Cambodge: un braconnier repenti au service de la vie sauvage

De SUY Se (AFP) – Il y a 4 jours

MONDULKIRI — Tigres, ours, éléphants… Lean Kha compte des dizaines d’espèces protégées à son tableau de chasse. Mais l’ancien braconnier repenti fait désormais tout son possible pour protéger la faune de la forêt reculée de l’est du Cambodge.

Pendant près de trente ans, il a abattu des centaines de bêtes dans la province pauvre et montagneuse de Mondulkiri, à la frontière avec le Vietnam.

La plupart des carcasses étaient immédiatement revendues, même si quelques cerfs ou autres cochons finissaient dans les assiettes de sa famille.

« Je les ai tués parce que je n’avais rien à manger », se justifie Kha, 50 ans, en se préparant pour une patrouille au coeur de la Forêt protégée de Mondulkiri.

« Aujourd’hui, je ne mange plus jamais d’animaux sauvages. Je ne détruirai pas ce que je protège », promet celui qui est devenu garde-forestier.

Le gouvernement cambodgien espère attirer plus de visiteurs sur les 300.000 hectares de cette forêt à la beauté sauvage, et aider ainsi les communautés locales à améliorer leur quotidien.

Il a uni ses forces avec des groupes de conservation de la nature qui ont recruté des chasseurs expérimentés, comme Kha, pour protéger les animaux en danger et empêcher la coupe illégale de la forêt.

Keo Sopheak, qui gère ce parc national, entrevoit un avenir où la population locale « ira dans la forêt pour guider les touristes, pas pour chasser les animaux ».

Une sacrée victoire sur l’histoire, s’il y parvient. Car la faune de Mondulkiri a été décimée par les braconniers pendant les trente années de guerre qui ont ravagé le pays, jusqu’en 1998.

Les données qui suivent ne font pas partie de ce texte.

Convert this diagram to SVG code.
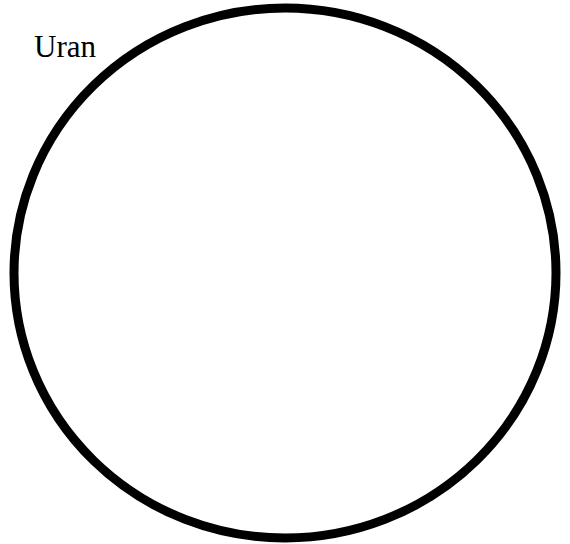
<svg xmlns="http://www.w3.org/2000/svg" width="570" height="544" viewBox="0 0 570 544">
<style>
.lbl{font-family:"Liberation Serif","Times New Roman",serif;font-size:31px;fill:#000}
.body{fill:none;stroke:#000;stroke-width:9}
</style>
<rect width="570" height="544" fill="#fff"/>
<g id="uran">
<ellipse class="body" cx="285" cy="273" rx="271" ry="265"/>
<text class="lbl" x="34" y="57">Uran</text>
</g>
</svg>
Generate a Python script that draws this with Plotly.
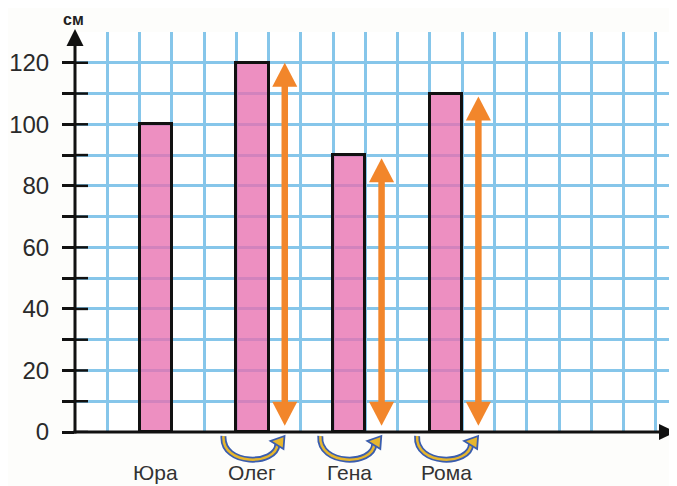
import plotly.graph_objects as go

# ---------------- data ----------------
names = ["Юра", "Олег", "Гена", "Рома"]
heights = [100, 120, 90, 110]
bar_slots = [2, 5, 8, 11]            # grid cell index of each bar
arrow_names = ["Олег", "Гена", "Рома"]
arrow_tops = [120, 89, 109]
arrow_bottom = 2
y_tick_values = list(range(0, 121, 10))
y_tick_labels = [str(v) if v % 20 == 0 else "" for v in y_tick_values]
unit_label = "см"

# ---------------- layout constants (window pixels) ----------------
OFF = 8                     # default page body margin
WIN_W, WIN_H = 677, 486
W, H = WIN_W - OFF, WIN_H - OFF
PLOT_L, PLOT_R, PLOT_T, PLOT_B = 75, 677, 32, 432   # window pixel coords
ML, MT = PLOT_L - OFF, PLOT_T - OFF
MR = W - (PLOT_R - OFF)
MB = H - (PLOT_B - OFF)
PW, PH = PLOT_R - PLOT_L, PLOT_B - PLOT_T
CELL = 32.27
XMAX = PW / CELL
YMAX = 130
GRID = "#86c6ea"
PINK = "rgba(232,112,176,0.78)"
ORANGE = "#F2862B"
YELLOW = "#E6B62E"
BLUE = "#3A5DAE"
FONT = "Liberation Sans, Arial, sans-serif"

def pxx(px):  # window pixel x -> paper
    return (px - PLOT_L) / PW

def pxy(py):  # window pixel y -> paper
    return (PLOT_B - py) / PH

def dx2px(x):
    return PLOT_L + x / XMAX * PW

y0px = PLOT_B

bar_x = [s + 0.5 for s in bar_slots]
fig = go.Figure()
fig.add_trace(go.Bar(
    x=bar_x, y=heights, width=1,
    marker=dict(color=PINK, line=dict(color="#111", width=3)),
    hoverinfo="skip",
))

shapes = []
# inner part of y ticks
for v in y_tick_values:
    shapes.append(dict(type="line", xref="x", yref="y", x0=0, x1=13 / CELL, y0=v, y1=v,
                       line=dict(color="#111", width=2.5), layer="above"))

# orange double arrows
hh = 24 / (PH / YMAX)   # head height in y units
hw = 12.5 / CELL        # half head width in x units
for n, top in zip(arrow_names, arrow_tops):
    xc = bar_x[names.index(n)] + 1
    shapes.append(dict(type="line", xref="x", yref="y", x0=xc, x1=xc,
                       y0=arrow_bottom + hh - 1, y1=top - hh + 1,
                       line=dict(color=ORANGE, width=6.5), layer="above"))
    shapes.append(dict(type="path", xref="x", yref="y", layer="above",
                       path=f"M{xc},{top} L{xc-hw},{top-hh} L{xc+hw},{top-hh} Z",
                       fillcolor=ORANGE, line=dict(width=0)))
    shapes.append(dict(type="path", xref="x", yref="y", layer="above",
                       path=f"M{xc},{arrow_bottom} L{xc-hw},{arrow_bottom+hh} L{xc+hw},{arrow_bottom+hh} Z",
                       fillcolor=ORANGE, line=dict(width=0)))

# axes lines with arrows (paper coordinates)
shapes.append(dict(type="line", xref="paper", yref="paper", x0=0, x1=0, y0=pxy(y0px + 1.5), y1=pxy(44),
                   line=dict(color="#111", width=3)))
shapes.append(dict(type="path", xref="paper", yref="paper",
                   path=f"M{pxx(PLOT_L)},{pxy(29)} L{pxx(PLOT_L-8.5)},{pxy(46)} L{pxx(PLOT_L+8.5)},{pxy(46)} Z",
                   fillcolor="#111", line=dict(width=0)))
shapes.append(dict(type="line", xref="paper", yref="paper", x0=pxx(PLOT_L - 1.5), x1=pxx(662), y0=0, y1=0,
                   line=dict(color="#111", width=3)))
shapes.append(dict(type="path", xref="paper", yref="paper",
                   path=f"M{pxx(676)},{pxy(y0px)} L{pxx(659)},{pxy(y0px-8)} L{pxx(659)},{pxy(y0px+8)} Z",
                   fillcolor="#111", line=dict(width=0)))

# curved arrows below bars
for n in arrow_names:
    cx = dx2px(bar_x[names.index(n)])
    def P(dx, dy):
        return f"{pxx(cx + dx)},{pxy(y0px + dy)}"
    curve = f"M{P(-29, 4)} C{P(-31, 34)} {P(24, 34)} {P(25, 12)}"
    shapes.append(dict(type="path", xref="paper", yref="paper", path=curve,
                       line=dict(color=BLUE, width=6)))
    shapes.append(dict(type="path", xref="paper", yref="paper", path=curve,
                       line=dict(color=YELLOW, width=2.5)))
    head = f"M{P(32, 4)} L{P(18, 9)} L{P(31, 17)} Z"
    shapes.append(dict(type="path", xref="paper", yref="paper", path=head,
                       fillcolor=YELLOW, line=dict(color=BLUE, width=1.8)))

annotations = []
for n, x in zip(names, bar_x):
    annotations.append(dict(text=n, xref="x", yref="paper", x=x, y=pxy(485),
                            xanchor="center", yanchor="bottom", showarrow=False,
                            borderpad=0,
                            font=dict(family=FONT, size=21, color="#333")))
annotations.append(dict(text=f"<b>{unit_label}</b>", xref="paper", yref="paper",
                        x=pxx(73), y=pxy(19), xanchor="center", yanchor="middle",
                        showarrow=False, font=dict(family=FONT, size=16, color="#222")))

fig.update_layout(
    width=W, height=H,
    margin=dict(l=ML, r=MR, t=MT, b=MB),
    paper_bgcolor="#fdfdfb", plot_bgcolor="white",
    showlegend=False,
    shapes=shapes, annotations=annotations,
    xaxis=dict(range=[0, XMAX], tickvals=list(range(1, 19)), showticklabels=False,
               showgrid=True, gridcolor=GRID, gridwidth=3, zeroline=False,
               showline=False, ticks="", fixedrange=True),
    yaxis=dict(range=[0, YMAX], tickvals=y_tick_values, ticktext=y_tick_labels,
               showgrid=True, gridcolor=GRID, gridwidth=3, zeroline=False,
               showline=False, ticks="outside", ticklen=12, tickwidth=2.5,
               tickcolor="#111", ticklabelstandoff=8,
               tickfont=dict(family=FONT, size=24, color="#2a2a2a"), fixedrange=True),
    bargap=0,
)

fig.write_html("out.html", config={"displayModeBar": False})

Kha a lui-même commencé à chasser dès l’âge de 13 ans, lorsqu’il a été recruté par les soldats khmers rouges.

Armé d’un AK-47, il disparaissait des jours durant dans la jungle avant de rapporter une charrette chargée de viande d’animaux sauvages, de cornes de vaches et d’os de tigres. Ce qu’il regrette aujourd’hui.

« A cette époque, j’étais totalement ignorant », explique-t-il. « Je ne connaissais pas la valeur de ces animaux. Je n’avais jamais entendu parler de protection de la vie sauvage ».

Ce braconnage n’a de surcroît même pas fait sa fortune. Les revenus étaient irréguliers. Souvent payé en nature par des sacs de riz, il parvenait tout juste à s’en sortir avec sa famille.

Alors quand les responsables du projet lui ont proposé un salaire stable en tant que garde-forestier, Kha a compris qu’il avait plus à gagner à protéger le gibier qu’à le tuer.

Et depuis presque dix ans, il tente de se racheter pour ce qu’il qualifie lui-même de « péchés du passé ».

Le repenti n’est pas le seul en son genre: dix autres braconniers ont suivi son parcours dans cette forêt. Avec le soutien financier du Fonds mondial pour la nature (WWF), ils passent au moins seize jours par mois à patrouiller à dos d’éléphant, à pied ou en bateau, accompagnés de policiers armés.

Et l’an dernier, ces équipes ont arrêté huit braconniers en possession d’espèces rares et menacées.

Des efforts qui semblent payer: on voit ainsi de plus en plus d’éléphants, d’ours noirs, de cerfs d’Eld, de léopards, de vautours et de bantengs, une espèce de boeuf sauvage.

« Les efforts de protection des agences du gouvernement et des gardes-forestiers venant des communautés, comme Lean Kha, ont contribué à dissuader les gens de chasser les animaux sauvages », se félicite Michelle Owen, du WWF.

Mais alors qu’au moins onze animaux appartenant à des espèces menacées, dont un éléphant et un léopard, ont été tués ici en 2010, il faut faire plus, prévient-elle.

« Même s’il y a des signes d’un renouveau de la vie sauvage, beaucoup d’espèces sont en danger », souligne la militante.